* **DESCRIPTION OF THE TASK**:
From the very first line of the data to the line containing "s.set_linewidth(1.5)", retype everything exactly, leaving the pictures behind.

* **RAW DATA**:
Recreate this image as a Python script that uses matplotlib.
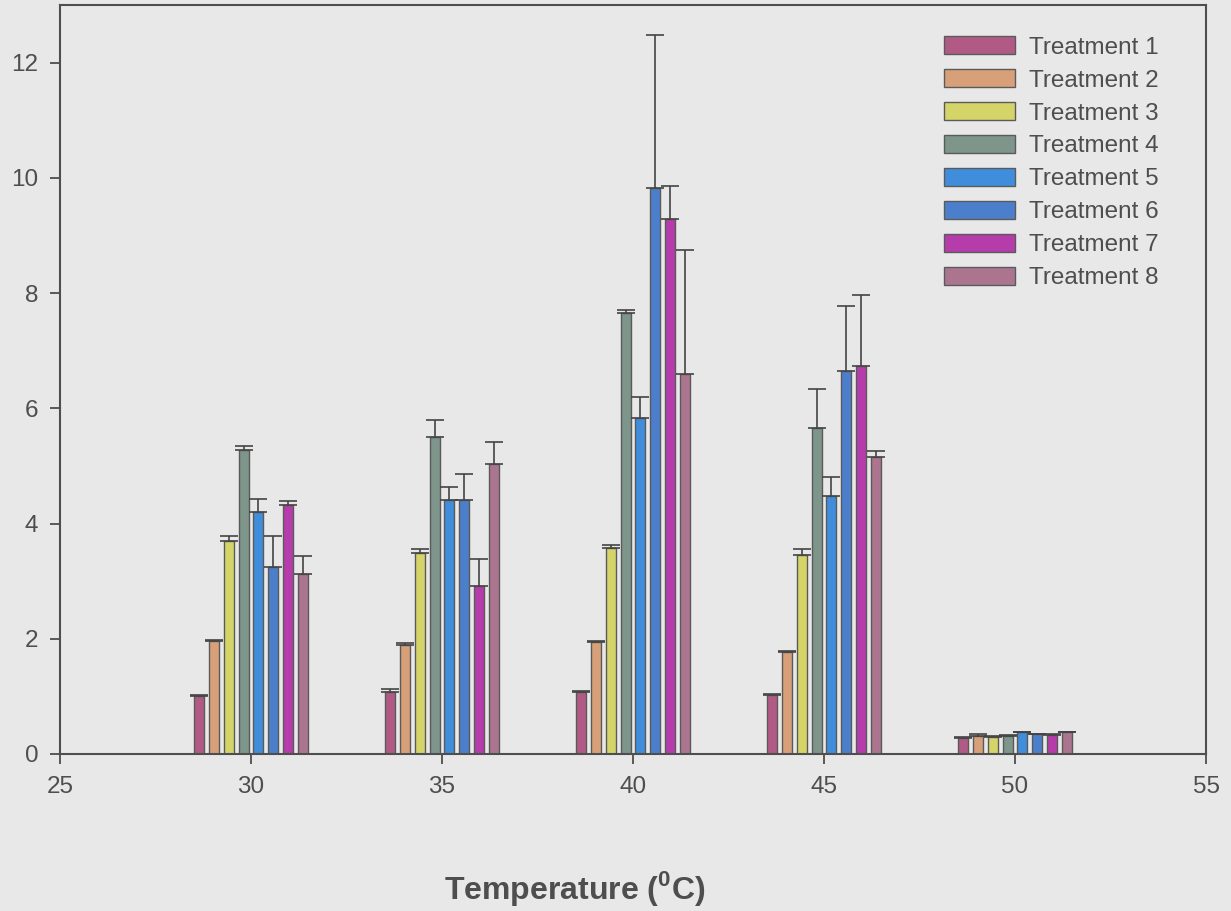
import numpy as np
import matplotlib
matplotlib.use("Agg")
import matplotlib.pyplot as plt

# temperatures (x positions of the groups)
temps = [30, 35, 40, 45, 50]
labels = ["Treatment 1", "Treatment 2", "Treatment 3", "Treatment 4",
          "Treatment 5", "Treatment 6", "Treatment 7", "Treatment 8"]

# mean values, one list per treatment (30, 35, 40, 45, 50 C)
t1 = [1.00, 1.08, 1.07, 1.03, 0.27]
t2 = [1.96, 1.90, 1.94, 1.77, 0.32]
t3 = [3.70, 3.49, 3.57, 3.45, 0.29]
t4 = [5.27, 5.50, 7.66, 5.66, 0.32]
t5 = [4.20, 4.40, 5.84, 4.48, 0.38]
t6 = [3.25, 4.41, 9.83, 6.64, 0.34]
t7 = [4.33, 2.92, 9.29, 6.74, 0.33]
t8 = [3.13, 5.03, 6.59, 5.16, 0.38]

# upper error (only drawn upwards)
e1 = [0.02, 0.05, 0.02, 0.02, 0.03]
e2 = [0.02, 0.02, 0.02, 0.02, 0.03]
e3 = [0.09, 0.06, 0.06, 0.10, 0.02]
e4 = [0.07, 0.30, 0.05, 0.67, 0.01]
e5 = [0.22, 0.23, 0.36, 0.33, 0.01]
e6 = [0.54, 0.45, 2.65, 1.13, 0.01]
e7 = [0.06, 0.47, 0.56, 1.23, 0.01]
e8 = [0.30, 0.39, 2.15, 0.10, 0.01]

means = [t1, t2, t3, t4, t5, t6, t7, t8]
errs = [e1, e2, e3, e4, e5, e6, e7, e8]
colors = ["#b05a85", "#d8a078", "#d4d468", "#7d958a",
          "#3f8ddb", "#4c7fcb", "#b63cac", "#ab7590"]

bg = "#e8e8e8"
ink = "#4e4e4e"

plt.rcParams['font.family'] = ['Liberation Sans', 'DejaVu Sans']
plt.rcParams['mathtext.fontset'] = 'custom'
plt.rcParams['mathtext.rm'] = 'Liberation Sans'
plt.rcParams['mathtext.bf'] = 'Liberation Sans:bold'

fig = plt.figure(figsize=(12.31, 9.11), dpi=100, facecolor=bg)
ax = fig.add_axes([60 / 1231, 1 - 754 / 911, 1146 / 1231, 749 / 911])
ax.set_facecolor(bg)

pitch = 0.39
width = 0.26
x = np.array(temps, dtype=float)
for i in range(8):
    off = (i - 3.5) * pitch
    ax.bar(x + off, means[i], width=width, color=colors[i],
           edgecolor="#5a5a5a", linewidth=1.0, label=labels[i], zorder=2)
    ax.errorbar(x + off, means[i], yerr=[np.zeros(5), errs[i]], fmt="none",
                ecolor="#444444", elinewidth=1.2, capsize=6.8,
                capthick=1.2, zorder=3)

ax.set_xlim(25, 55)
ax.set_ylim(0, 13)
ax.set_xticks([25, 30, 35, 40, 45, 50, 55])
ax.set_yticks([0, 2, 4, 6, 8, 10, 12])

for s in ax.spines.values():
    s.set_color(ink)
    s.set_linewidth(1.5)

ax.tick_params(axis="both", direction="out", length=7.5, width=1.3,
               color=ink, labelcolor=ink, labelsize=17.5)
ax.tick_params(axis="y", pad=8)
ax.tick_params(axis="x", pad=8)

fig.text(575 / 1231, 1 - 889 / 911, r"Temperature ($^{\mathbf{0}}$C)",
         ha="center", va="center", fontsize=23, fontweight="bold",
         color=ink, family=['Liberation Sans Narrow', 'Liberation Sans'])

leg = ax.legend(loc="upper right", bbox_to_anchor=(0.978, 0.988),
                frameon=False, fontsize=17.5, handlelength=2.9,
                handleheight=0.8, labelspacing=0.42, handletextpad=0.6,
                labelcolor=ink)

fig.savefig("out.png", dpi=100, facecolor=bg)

* **COMPLETED EXERCISE**:
Recreate this image as a Python script that uses matplotlib.
import numpy as np
import matplotlib
matplotlib.use("Agg")
import matplotlib.pyplot as plt

# temperatures (x positions of the groups)
temps = [30, 35, 40, 45, 50]
labels = ["Treatment 1", "Treatment 2", "Treatment 3", "Treatment 4",
          "Treatment 5", "Treatment 6", "Treatment 7", "Treatment 8"]

# mean values, one list per treatment (30, 35, 40, 45, 50 C)
t1 = [1.00, 1.08, 1.07, 1.03, 0.27]
t2 = [1.96, 1.90, 1.94, 1.77, 0.32]
t3 = [3.70, 3.49, 3.57, 3.45, 0.29]
t4 = [5.27, 5.50, 7.66, 5.66, 0.32]
t5 = [4.20, 4.40, 5.84, 4.48, 0.38]
t6 = [3.25, 4.41, 9.83, 6.64, 0.34]
t7 = [4.33, 2.92, 9.29, 6.74, 0.33]
t8 = [3.13, 5.03, 6.59, 5.16, 0.38]

# upper error (only drawn upwards)
e1 = [0.02, 0.05, 0.02, 0.02, 0.03]
e2 = [0.02, 0.02, 0.02, 0.02, 0.03]
e3 = [0.09, 0.06, 0.06, 0.10, 0.02]
e4 = [0.07, 0.30, 0.05, 0.67, 0.01]
e5 = [0.22, 0.23, 0.36, 0.33, 0.01]
e6 = [0.54, 0.45, 2.65, 1.13, 0.01]
e7 = [0.06, 0.47, 0.56, 1.23, 0.01]
e8 = [0.30, 0.39, 2.15, 0.10, 0.01]

means = [t1, t2, t3, t4, t5, t6, t7, t8]
errs = [e1, e2, e3, e4, e5, e6, e7, e8]
colors = ["#b05a85", "#d8a078", "#d4d468", "#7d958a",
          "#3f8ddb", "#4c7fcb", "#b63cac", "#ab7590"]

bg = "#e8e8e8"
ink = "#4e4e4e"

plt.rcParams['font.family'] = ['Liberation Sans', 'DejaVu Sans']
plt.rcParams['mathtext.fontset'] = 'custom'
plt.rcParams['mathtext.rm'] = 'Liberation Sans'
plt.rcParams['mathtext.bf'] = 'Liberation Sans:bold'

fig = plt.figure(figsize=(12.31, 9.11), dpi=100, facecolor=bg)
ax = fig.add_axes([60 / 1231, 1 - 754 / 911, 1146 / 1231, 749 / 911])
ax.set_facecolor(bg)

pitch = 0.39
width = 0.26
x = np.array(temps, dtype=float)
for i in range(8):
    off = (i - 3.5) * pitch
    ax.bar(x + off, means[i], width=width, color=colors[i],
           edgecolor="#5a5a5a", linewidth=1.0, label=labels[i], zorder=2)
    ax.errorbar(x + off, means[i], yerr=[np.zeros(5), errs[i]], fmt="none",
                ecolor="#444444", elinewidth=1.2, capsize=6.8,
                capthick=1.2, zorder=3)

ax.set_xlim(25, 55)
ax.set_ylim(0, 13)
ax.set_xticks([25, 30, 35, 40, 45, 50, 55])
ax.set_yticks([0, 2, 4, 6, 8, 10, 12])

for s in ax.spines.values():
    s.set_color(ink)
    s.set_linewidth(1.5)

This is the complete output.